▶ _EXERCISE DIRECTIONS_
Print nothing but the lines from the start of the listing below through the line that contains "from matplotlib.ticker import". Do not include the pictures.

※ ※ ※

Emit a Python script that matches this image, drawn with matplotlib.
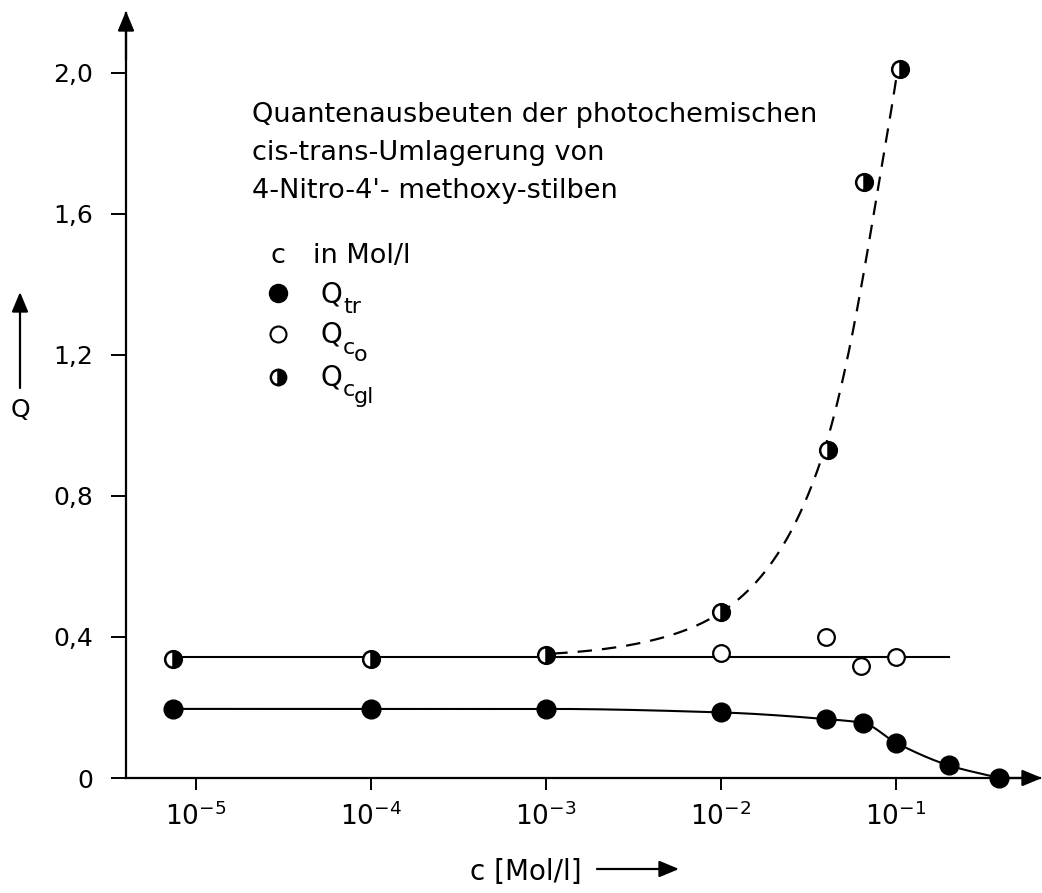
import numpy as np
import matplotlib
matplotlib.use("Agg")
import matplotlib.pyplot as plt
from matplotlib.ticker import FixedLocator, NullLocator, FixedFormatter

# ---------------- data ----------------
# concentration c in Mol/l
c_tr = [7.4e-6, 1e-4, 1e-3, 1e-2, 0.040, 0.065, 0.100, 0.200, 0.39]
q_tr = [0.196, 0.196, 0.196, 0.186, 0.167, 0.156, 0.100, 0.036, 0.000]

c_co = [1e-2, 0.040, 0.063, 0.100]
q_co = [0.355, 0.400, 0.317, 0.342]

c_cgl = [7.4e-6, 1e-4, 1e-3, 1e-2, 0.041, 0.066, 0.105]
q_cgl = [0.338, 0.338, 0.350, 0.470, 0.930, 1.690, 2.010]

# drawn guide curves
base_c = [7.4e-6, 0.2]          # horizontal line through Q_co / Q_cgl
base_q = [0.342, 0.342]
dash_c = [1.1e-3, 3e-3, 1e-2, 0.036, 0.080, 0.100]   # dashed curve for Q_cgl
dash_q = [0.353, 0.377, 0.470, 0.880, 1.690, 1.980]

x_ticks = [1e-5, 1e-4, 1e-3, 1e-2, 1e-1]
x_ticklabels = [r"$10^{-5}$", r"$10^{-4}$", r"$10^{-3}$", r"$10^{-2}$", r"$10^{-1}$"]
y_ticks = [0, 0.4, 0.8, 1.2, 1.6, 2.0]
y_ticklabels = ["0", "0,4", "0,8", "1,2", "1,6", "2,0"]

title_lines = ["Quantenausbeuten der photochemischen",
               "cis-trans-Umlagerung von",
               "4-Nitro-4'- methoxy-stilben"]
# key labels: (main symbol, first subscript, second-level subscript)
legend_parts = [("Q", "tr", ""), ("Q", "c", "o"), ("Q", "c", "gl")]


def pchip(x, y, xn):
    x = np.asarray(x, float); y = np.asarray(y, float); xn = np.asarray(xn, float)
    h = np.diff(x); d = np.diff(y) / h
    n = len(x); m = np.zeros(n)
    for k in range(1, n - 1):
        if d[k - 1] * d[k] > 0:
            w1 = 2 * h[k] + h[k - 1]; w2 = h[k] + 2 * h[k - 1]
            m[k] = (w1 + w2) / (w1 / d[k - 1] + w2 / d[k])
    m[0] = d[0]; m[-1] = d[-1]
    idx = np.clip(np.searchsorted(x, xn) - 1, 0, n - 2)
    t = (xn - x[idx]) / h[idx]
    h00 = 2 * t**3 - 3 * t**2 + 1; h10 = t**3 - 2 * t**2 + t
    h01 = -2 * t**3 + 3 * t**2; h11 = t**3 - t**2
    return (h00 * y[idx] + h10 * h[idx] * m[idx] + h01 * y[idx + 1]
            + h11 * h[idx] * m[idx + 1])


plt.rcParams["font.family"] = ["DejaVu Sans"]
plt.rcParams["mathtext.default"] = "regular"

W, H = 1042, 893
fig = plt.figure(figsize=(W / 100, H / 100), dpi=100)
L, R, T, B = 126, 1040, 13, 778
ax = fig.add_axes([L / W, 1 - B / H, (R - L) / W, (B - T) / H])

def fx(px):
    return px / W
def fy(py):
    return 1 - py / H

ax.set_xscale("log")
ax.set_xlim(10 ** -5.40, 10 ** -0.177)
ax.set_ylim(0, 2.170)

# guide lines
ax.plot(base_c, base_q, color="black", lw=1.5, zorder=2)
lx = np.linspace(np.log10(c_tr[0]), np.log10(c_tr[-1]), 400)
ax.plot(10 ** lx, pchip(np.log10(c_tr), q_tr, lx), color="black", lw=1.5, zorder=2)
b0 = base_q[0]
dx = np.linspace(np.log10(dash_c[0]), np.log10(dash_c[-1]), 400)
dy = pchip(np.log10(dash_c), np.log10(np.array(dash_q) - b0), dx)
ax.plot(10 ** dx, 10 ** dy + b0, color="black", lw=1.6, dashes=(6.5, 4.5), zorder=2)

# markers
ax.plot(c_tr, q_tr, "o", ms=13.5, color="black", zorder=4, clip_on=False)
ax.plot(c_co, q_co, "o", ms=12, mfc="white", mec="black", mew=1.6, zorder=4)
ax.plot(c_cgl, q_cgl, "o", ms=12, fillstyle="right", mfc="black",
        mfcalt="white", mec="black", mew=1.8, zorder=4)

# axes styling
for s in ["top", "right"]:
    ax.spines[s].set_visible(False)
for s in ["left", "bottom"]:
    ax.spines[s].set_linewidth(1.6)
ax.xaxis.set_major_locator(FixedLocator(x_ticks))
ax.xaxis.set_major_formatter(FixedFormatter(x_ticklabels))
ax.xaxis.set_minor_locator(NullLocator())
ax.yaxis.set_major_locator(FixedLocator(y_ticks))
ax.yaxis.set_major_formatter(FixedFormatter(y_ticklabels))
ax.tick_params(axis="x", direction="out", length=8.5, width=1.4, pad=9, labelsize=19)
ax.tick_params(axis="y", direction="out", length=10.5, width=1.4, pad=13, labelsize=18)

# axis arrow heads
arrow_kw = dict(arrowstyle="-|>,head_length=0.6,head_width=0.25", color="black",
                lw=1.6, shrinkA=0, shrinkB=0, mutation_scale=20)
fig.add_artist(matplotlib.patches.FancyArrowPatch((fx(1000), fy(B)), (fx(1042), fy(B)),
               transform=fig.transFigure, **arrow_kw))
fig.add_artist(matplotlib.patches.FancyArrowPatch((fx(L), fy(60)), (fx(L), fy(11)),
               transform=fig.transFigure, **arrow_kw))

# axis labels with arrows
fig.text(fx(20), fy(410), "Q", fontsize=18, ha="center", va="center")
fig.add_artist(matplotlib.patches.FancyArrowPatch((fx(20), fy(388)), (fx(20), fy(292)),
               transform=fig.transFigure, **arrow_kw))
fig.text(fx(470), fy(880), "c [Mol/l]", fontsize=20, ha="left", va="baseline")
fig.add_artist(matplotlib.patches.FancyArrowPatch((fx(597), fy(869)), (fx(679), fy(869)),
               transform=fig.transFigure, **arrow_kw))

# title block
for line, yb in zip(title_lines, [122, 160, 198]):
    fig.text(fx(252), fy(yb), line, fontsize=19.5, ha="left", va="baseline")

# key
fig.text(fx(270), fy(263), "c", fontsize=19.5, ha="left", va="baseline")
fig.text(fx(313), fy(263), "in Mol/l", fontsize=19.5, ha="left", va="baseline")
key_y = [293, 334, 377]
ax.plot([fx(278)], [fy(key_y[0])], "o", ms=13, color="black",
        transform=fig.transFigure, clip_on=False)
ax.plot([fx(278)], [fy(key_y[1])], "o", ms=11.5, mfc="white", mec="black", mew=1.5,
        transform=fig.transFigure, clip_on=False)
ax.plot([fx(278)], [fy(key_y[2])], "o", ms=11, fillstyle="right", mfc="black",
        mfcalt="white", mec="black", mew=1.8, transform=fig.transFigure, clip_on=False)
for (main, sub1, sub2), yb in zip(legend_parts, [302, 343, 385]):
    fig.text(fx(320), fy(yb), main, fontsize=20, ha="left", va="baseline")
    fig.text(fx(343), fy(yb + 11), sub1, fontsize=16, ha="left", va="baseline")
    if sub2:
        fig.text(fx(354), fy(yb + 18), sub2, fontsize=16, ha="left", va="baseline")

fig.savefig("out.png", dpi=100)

※ ※ ※

▶ _PROBLEM SOLUTION_
Emit a Python script that matches this image, drawn with matplotlib.
import numpy as np
import matplotlib
matplotlib.use("Agg")
import matplotlib.pyplot as plt
from matplotlib.ticker import FixedLocator, NullLocator, FixedFormatter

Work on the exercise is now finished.